As is customary, we are delighted to introduce our newest member of the team, Iona Norton, on our blog. Iona is Housing Energy & Sustainability Manager at the Royal Borough of Greenwich, and has been working with us at DG Cities on decarbonisation projects. Here, she tells us about her background, the experience of moving from the private to public sector, and her reflections on their different challenges and priorities.
It has been six months since I became a Public Practice Associate. This is the programme that led me to the position of Housing Energy and Sustainability Manager at the Royal Borough of Greenwich, and incidentally, into DG Cities…
Public Practice recruits placemaking professionals to forward-thinking local authorities. The programme aims to increase built environment skills in the public sector, while easing the transition for private sector professionals that want to work in a local authority. They match applicants with positions in local authorities that best match their skills, and then organise a learning and development programme that runs alongside day-to-day work in the new role.
I’m a chartered mechanical engineer, with a background in energy strategy, building physics, building services engineering, and specifically, in heat network and heat pump design. In my previous role, I undertook detailed design of energy centres for large masterplans, contributed to best practice heat pump design guidance and worked as a resident engineer during construction.
I wasn’t at all sure how this experience would translate to my new role, or really, what the new role would turn out to be! But I was hoping that the programme would teach me more about the political, economic and social context in which my designs were being built.
In Greenwich, we have approximately 22,000 social rent homes, approximately 13% of which are considered to be in fuel poverty (and this figure is increasing). My role is to develop and deliver a strategy to decarbonise these homes to meet the Borough’s carbon neutral targets, drawing on my private sector experience. It has therefore been interesting to consider some of the differences between my previous and current role – some of these are perhaps obvious, but have really hit home…
As an engineer, a typical project existed inside a red-line boundary set by the client (what building, where, how big, how much).

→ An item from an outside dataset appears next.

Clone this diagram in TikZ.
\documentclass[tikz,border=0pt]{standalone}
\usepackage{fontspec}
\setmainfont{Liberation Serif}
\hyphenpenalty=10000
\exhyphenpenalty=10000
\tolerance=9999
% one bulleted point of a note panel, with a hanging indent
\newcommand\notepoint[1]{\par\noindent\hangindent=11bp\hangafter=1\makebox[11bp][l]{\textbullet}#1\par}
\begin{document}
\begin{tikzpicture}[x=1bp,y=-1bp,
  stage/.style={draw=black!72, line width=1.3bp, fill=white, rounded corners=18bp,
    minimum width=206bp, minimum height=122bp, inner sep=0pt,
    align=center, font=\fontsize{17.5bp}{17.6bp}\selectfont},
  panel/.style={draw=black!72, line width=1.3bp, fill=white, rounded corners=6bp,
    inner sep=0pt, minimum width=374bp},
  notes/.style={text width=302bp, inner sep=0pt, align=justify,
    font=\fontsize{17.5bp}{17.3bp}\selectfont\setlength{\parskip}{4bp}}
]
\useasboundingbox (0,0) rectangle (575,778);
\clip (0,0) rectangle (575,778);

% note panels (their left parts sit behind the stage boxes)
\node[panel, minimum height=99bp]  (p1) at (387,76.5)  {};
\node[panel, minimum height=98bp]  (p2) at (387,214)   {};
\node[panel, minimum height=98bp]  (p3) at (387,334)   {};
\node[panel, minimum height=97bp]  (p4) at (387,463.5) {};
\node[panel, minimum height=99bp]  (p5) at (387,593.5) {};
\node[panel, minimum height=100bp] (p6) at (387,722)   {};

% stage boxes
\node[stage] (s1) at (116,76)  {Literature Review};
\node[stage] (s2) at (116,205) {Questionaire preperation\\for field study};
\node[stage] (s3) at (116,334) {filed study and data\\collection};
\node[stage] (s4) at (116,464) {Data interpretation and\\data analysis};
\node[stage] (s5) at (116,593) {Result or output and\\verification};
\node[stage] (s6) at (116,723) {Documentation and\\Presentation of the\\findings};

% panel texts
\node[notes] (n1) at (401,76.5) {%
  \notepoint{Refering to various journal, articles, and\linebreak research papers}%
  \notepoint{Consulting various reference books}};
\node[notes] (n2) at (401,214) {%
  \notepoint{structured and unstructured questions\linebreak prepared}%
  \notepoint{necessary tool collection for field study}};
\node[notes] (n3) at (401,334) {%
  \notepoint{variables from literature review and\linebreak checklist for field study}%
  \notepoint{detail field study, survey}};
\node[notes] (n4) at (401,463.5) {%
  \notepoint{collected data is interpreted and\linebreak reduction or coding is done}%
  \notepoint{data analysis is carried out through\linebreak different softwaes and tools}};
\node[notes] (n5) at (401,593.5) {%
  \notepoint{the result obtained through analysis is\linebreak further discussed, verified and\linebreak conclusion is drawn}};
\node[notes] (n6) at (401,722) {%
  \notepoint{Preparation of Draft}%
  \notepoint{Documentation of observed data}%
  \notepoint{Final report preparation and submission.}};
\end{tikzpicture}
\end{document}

We then had the freedom to design the buildings and systems however we thought best to achieve the perfect outcome within that boundary. As a client in the public sector, the problem is ‘how to spread limited jam across a lot of toast’ (while trying to understand exactly what kind of toast you have, and trying to stop the toast being too cold, too hot, or get mouldy). The focus must be less on the perfect solution for one site, and more on the best outcome for a whole Borough.
The time for a design process is a luxury, but it is increasingly important – especially for existing buildings. Council housing asset management has historically been focused on reactive repairs and maintenance, and much of this work hasn’t required the need for the iterative design process I’m used to. However, the issues of sustainability, fuel poverty, overheating and damp and mould present a complex set of challenges that can’t be solved without simultaneous consideration of building fabric, heating systems and behaviour change. This requires a significant change in asset repair and maintenance programmes, and puts pressure on programmes, supply chains and cost.
Many decisions are not just about the right design, or the right technology, but in what order they should be implemented, and when. A new boiler can make short term carbon savings, reduce fuel bills and solve an immediate repair problem, but doesn’t make a home heat-pump ready and probably isn’t the right long-term climate solution.
It feels like I have entered this sector just as it is being reinvented and is making a huge shift - not just in technology and design, but also in outlook and strategic priorities, while set against an uncertain economic climate and cost of living crisis. Hopefully we can work out how to get at least a few bits of toast just right.